◆ WHAT YOU SHOULD DO
Give back, word for word, only the lines from the opening of the records through the one with "y_ticks = [0, 20000, 40000, 60000, 80000]". Pictures stay out.

◆ Source code of charts

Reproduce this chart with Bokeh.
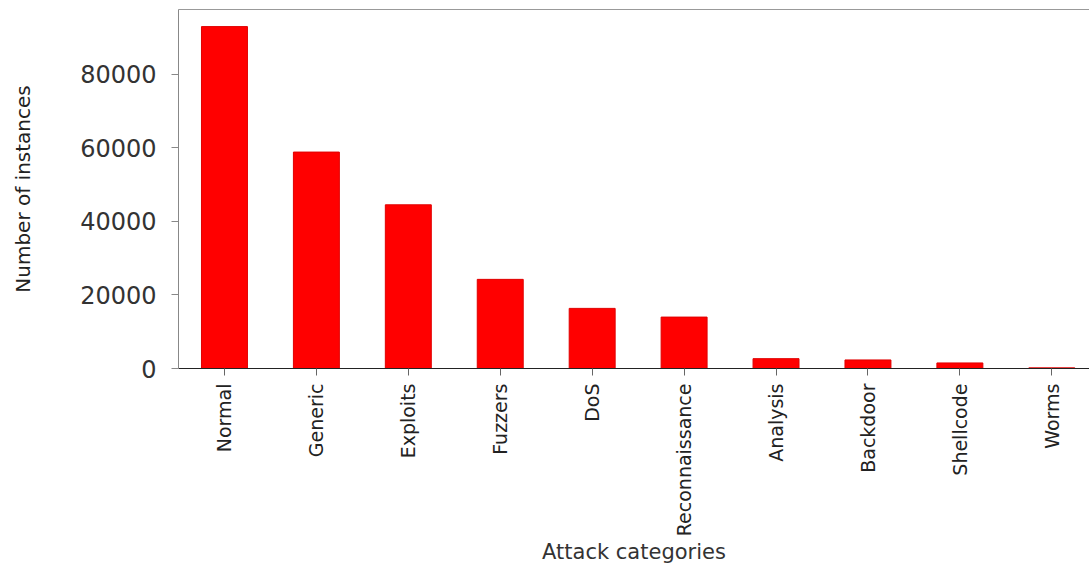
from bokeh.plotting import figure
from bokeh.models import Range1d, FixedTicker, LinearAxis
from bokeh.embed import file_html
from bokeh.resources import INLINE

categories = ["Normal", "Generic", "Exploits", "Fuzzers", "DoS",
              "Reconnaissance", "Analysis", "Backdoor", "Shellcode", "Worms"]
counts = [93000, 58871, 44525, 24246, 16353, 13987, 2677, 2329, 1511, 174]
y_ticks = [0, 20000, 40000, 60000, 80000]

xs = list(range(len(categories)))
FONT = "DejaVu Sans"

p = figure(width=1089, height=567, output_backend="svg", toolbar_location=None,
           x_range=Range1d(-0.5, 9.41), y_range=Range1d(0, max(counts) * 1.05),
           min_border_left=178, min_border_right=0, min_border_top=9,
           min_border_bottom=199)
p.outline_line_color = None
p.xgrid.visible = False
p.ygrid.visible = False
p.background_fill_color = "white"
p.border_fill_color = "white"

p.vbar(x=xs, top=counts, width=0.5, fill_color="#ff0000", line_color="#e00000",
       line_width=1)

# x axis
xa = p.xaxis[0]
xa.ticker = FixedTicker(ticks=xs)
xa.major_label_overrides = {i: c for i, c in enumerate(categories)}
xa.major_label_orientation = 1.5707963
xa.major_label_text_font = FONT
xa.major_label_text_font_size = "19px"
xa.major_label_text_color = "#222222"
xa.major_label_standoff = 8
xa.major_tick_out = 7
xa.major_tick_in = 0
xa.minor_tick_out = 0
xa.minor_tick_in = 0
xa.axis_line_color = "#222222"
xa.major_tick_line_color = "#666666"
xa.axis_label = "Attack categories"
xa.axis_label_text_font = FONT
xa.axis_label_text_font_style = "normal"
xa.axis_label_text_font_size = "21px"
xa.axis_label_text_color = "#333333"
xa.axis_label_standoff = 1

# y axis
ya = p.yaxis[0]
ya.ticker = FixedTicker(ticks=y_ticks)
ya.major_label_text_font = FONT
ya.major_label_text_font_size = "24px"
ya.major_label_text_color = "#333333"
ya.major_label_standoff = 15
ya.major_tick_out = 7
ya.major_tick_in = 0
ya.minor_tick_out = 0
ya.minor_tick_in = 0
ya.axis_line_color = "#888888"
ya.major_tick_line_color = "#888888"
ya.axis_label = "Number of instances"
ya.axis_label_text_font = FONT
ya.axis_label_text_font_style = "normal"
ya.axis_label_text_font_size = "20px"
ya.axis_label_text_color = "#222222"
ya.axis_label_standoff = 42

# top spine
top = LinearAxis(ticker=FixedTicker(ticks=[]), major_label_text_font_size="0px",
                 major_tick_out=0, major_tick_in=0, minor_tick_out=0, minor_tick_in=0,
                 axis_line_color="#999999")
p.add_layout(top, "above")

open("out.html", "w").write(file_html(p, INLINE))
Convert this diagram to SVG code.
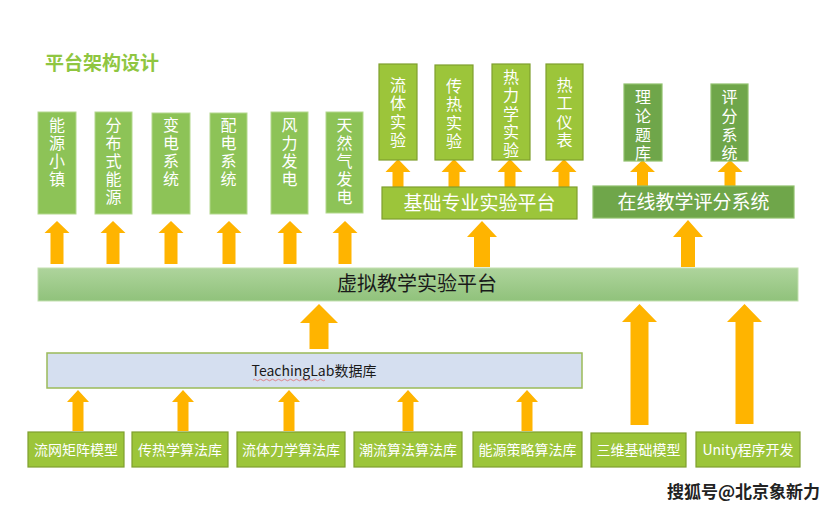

◆ THE REPLY
Reproduce this chart with Bokeh.
from bokeh.plotting import figure
from bokeh.models import Range1d, FixedTicker, LinearAxis
from bokeh.embed import file_html
from bokeh.resources import INLINE

categories = ["Normal", "Generic", "Exploits", "Fuzzers", "DoS",
              "Reconnaissance", "Analysis", "Backdoor", "Shellcode", "Worms"]
counts = [93000, 58871, 44525, 24246, 16353, 13987, 2677, 2329, 1511, 174]
y_ticks = [0, 20000, 40000, 60000, 80000]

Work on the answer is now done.